Accra, Oct. 29, GNA - President John Agyekum Kufuor on Wednesday inaugurated a number of structures built through the Ghana Education Trust Fund (GETFund) to enhance academic work at the Accra Polytechnic. These included three units five storey block of flats, a water supply and distribution system, Bachelor of Technology and Library block, Electrical and Electronic Engineering block and a 500 KVA electricity generating plant.

Added to these was another five-storey block of flats constructed by the institution from its own internally generated funds. About 80 members of staff would now be provided with on-campus accommodation.
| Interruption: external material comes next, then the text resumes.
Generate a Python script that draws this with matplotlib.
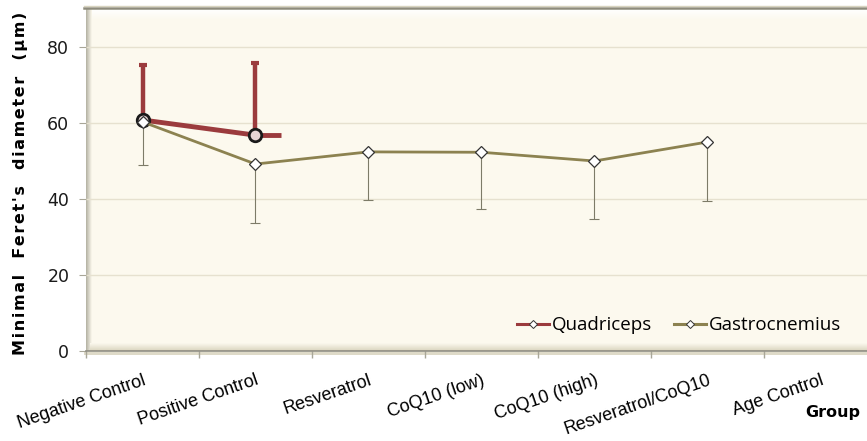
import numpy as np
import matplotlib.pyplot as plt
from matplotlib.lines import Line2D

# Groups and measurements (minimal Feret's diameter, µm)
groups = ["Negative Control", "Positive Control", "Resveratrol", "CoQ10 (low)",
          "CoQ10 (high)", "Resveratrol/CoQ10", "Age Control"]

quad_mean = [60.8, 56.8]
quad_err_up = [14.5, 19.0]
quad_tail = [56.8, 56.8]          # trailing segment after the last quadriceps point
quad_tail_x = [1.0, 1.23]

gastro_mean = [60.3, 49.2, 52.4, 52.3, 50.0, 55.0]
gastro_err_down = [11.3, 15.5, 12.6, 15.0, 15.2, 15.5]

y_ticks = [0, 20, 40, 60, 80]

RED = "#9B3B3D"
OLIVE = "#8C8250"
CREAM = "#FCF9EE"

W, H = 867, 441
fig = plt.figure(figsize=(W / 100, H / 100), dpi=100)

left_px, right_px, top_px, bottom_px = 86, 877, 8, 351
ax = fig.add_axes([left_px / W, 1 - bottom_px / H,
                   (right_px - left_px) / W, (bottom_px - top_px) / H])
ax.set_facecolor(CREAM)
ax.set_xlim(-0.5, len(groups) - 0.5)
ax.set_ylim(0, (bottom_px - top_px) / 3.8)

# grid
ax.set_yticks(y_ticks)
ax.yaxis.grid(True, color="#E6E1CF", lw=1.0, zorder=0)
ax.set_axisbelow(True)

for s in ["top", "right", "left"]:
    ax.spines[s].set_visible(False)
ax.spines["bottom"].set_color("#8E8C80")
ax.spines["bottom"].set_linewidth(1.2)


def fx(px):
    return px / W


def fy(py):
    return 1 - py / H


# bevel shading: left edge, top edge, bottom floor
def grad(extent, horizontal, c0, c1, n=64):
    c0 = np.array(plt.matplotlib.colors.to_rgb(c0))
    c1 = np.array(plt.matplotlib.colors.to_rgb(c1))
    t = np.linspace(0, 1, n)
    img = c0[None, :] * (1 - t[:, None]) + c1[None, :] * t[:, None]
    img = img[None, :, :] if horizontal else img[:, None, :]
    ax.imshow(img, extent=extent, aspect="auto", zorder=0.5,
              transform=fig.transFigure, interpolation="bilinear", origin="upper")


grad([fx(84), fx(92), fy(352), fy(8)], True, "#9A9888", CREAM)
grad([fx(92), fx(877), fy(20), fy(9)], False, "#FFFFFF", CREAM)
grad([fx(90), fx(877), fy(351), fy(343)], False, CREAM, "#D9D4BE")
fig.add_artist(Line2D([fx(84), fx(877)], [fy(8), fy(8)], color="#8E8C7C", lw=1.8))
fig.add_artist(Line2D([fx(84), fx(877)], [fy(6.3), fy(6.3)], color="#D8D4C0", lw=1.0))
fig.add_artist(plt.Rectangle((fx(84), fy(355)), fx(877) - fx(84), fy(352) - fy(355),
                             transform=fig.transFigure, color="#DEDAC8", lw=0, zorder=0))

# ticks at category boundaries, labels at category centres
ax.set_xticks(np.arange(-0.5, len(groups), 1.0))
ax.set_xticklabels([])
ax.set_xticks(np.arange(len(groups)), minor=True)
ax.set_xticklabels(groups, minor=True, rotation=19, ha="right",
                   rotation_mode="anchor", fontsize=13, family="Liberation Sans")
ax.tick_params(axis="x", which="minor", length=0, pad=15)
ax.tick_params(axis="x", which="major", length=5, color="#A8A698", width=1.0)
ax.tick_params(axis="y", length=5, color="#A8A698", labelsize=12.5, pad=7)
for lbl in ax.get_yticklabels():
    lbl.set_family("DejaVu Sans")
    lbl.set_color("#1A1A1A")

x_all = np.arange(len(groups))

# Quadriceps
xq = x_all[:len(quad_mean)]
ax.errorbar(xq, quad_mean, yerr=[np.zeros(len(quad_mean)), quad_err_up],
            fmt="none", ecolor=RED, elinewidth=3.2, capsize=3, capthick=3, zorder=3)
ax.plot(quad_tail_x, quad_tail, color=RED, lw=3.5, zorder=3, solid_capstyle="butt")
ax.plot(xq, quad_mean, color=RED, lw=3.5, marker="o", ms=9,
        mfc="#E8D6D6", mec="#1A1A1A", mew=2.0, zorder=4)

# Gastrocnemius
xg = x_all[:len(gastro_mean)]
ax.errorbar(xg, gastro_mean, yerr=[gastro_err_down, np.zeros(len(gastro_mean))],
            fmt="none", ecolor="#7D7B68", elinewidth=0.8, capsize=3.5, capthick=0.8, zorder=5)
ax.plot(xg, gastro_mean, color=OLIVE, lw=2.0, marker="D", ms=6,
        mfc="white", mec="#333333", mew=0.9, zorder=6)

# legend
h1 = Line2D([], [], color=RED, lw=2.2, marker="D", ms=4.5, mfc="white", mec="#333333", mew=0.7)
h2 = Line2D([], [], color=OLIVE, lw=2.2, marker="D", ms=4.5, mfc="white", mec="#333333", mew=0.7)
ax.legend([h1, h2], ["Quadriceps", "Gastrocnemius"], ncol=2, frameon=False,
          loc="lower right",
          bbox_to_anchor=((858 - left_px) / (right_px - left_px), 0.0),
          handlelength=1.7, handletextpad=0.15, columnspacing=1.2,
          prop={"family": "Open Sans", "size": 13.5})

# axis titles (letter-spaced)
ylabel = "Minimal  Feret's  diameter  (µm)"
fig.text(0.024, 1 - 183 / H, "\u200a".join(ylabel),
         rotation=90, ha="center", va="center", fontsize=11.5, fontweight="bold",
         family="DejaVu Sans")
fig.text(fx(805), fy(413), "Group", ha="left", va="center",
         fontsize=11.5, fontweight="bold", family="DejaVu Sans")

fig.savefig("out.png", dpi=100, facecolor="white")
President Kufuor said the country's polytechnics, now numbering 10, occupied a very significant niche in the tertiary education sector. The hands-on practical orientation to technical training was a critical contribution, which industry could not do without. "Both in the mining sector and at the factory floor, it is this type of training, which keeps the production lines going." President Kufuor said the opening up of polytechnics to the possibilities of training at the level of Bachelor's degree and beyond as well as the possibility to start at one type of institution and complete at another, transferring grades, required close monitoring among the institutions of each other's programmes. It is for this reason that polytechnics along with other institutions have representation on the National Council for Tertiary Education and the National Accreditation Board to agree on the ground rules to sustain mobility across institutions. This is why the Government is upgrading facilities in the tertiary sector, especially in the polytechnics, some of which have been without critical facilities including instructional space and equipment. President Kufuor said the massive level of infrastructure development at the polytechnics was the extent of the Government's commitment to higher education in general and the polytechnics in particular.

He noted as significant, the fact that funding for the projects partly came from within the institution, saying this was a potential that was yet to be fully explored.

He said he saw no reason why an institution manned by technically qualified teachers could not bid for contracts to be executed by hired labour and students working together in a learning situation. President Kufuor encouraged the Polytechnic Management to ensure that the facilities did not go the way others had gone, becoming dysfunctional in no time for lack of attention. Mr Napoleon Bulley, Acting Chairman of the Polytechnic Council, said they were grateful to the Government for the facilities, the first new addition to the structures of the institution since 1993. The Rector, Dr Festus O. Addo-Yobo, said with the structures, they were now well placed to attract the best minds in teaching.